The Queen Victoria statue in Dalton Square remains in a “poor” condition according to the latest English Heritage At Risk Register.
The 1906 monument to Queen Victoria, which was created by Herbert Hampton and presented by Lord Ashton, was put on the Heritage At Risk Register in 2012, after Lancaster City Council flagged up its condition.
Some of the bronze elements of the Grade II Listed monument are corroding, the stonework suffers from staining and it is often subject to graffiti.
The former Chapel of St Mary in the grounds of Ellel Grange in Ellel and Cockersand Premonstratensian Abbey at Thurnham also remain on the register.
Other at risk buildings in the district include Morecambe’s Winter Gardens, Capernwray Hall in Borwick, and Castle Stede mott and bailey in Hornby.
The Church of St Helen in Overton however has been taken off the register after receiving Heritage Lottery Fund money.
Coun Tim Hamilton-Cox, cabinet member with responsibility for property, said: “The city council recognises that it has to maintain and repair the historic buildings and structures for which it is responsible.

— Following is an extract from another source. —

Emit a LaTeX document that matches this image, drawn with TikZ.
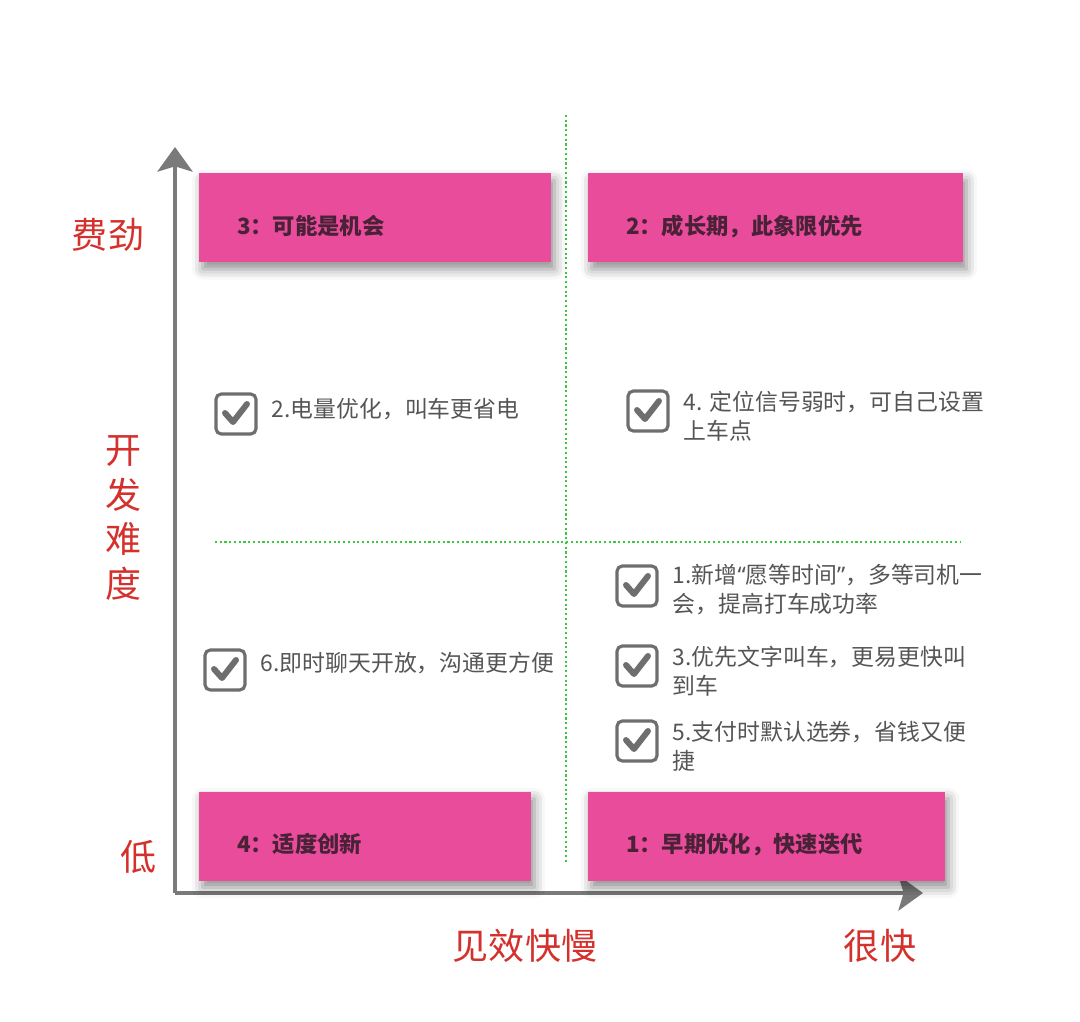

“The city council itself flagged up that the condition of the Queen Victoria monument in Dalton Square is deteriorating and is in need of repair and conservation.
“The council has commissioned a survey of the Grade II* Listed structure from a firm of specialist conservation-accredited architects and once we have the full details of the survey an action plan will be formulated in consultation with English Heritage.”
English Heritage said this year’s register was the most comprehensive to date.It records listed buildings, places of worship, scheduled monuments, industrial sites, conservation areas, parks and gardens, protected wrecks and battlefields identified as at risk and in need of rescue.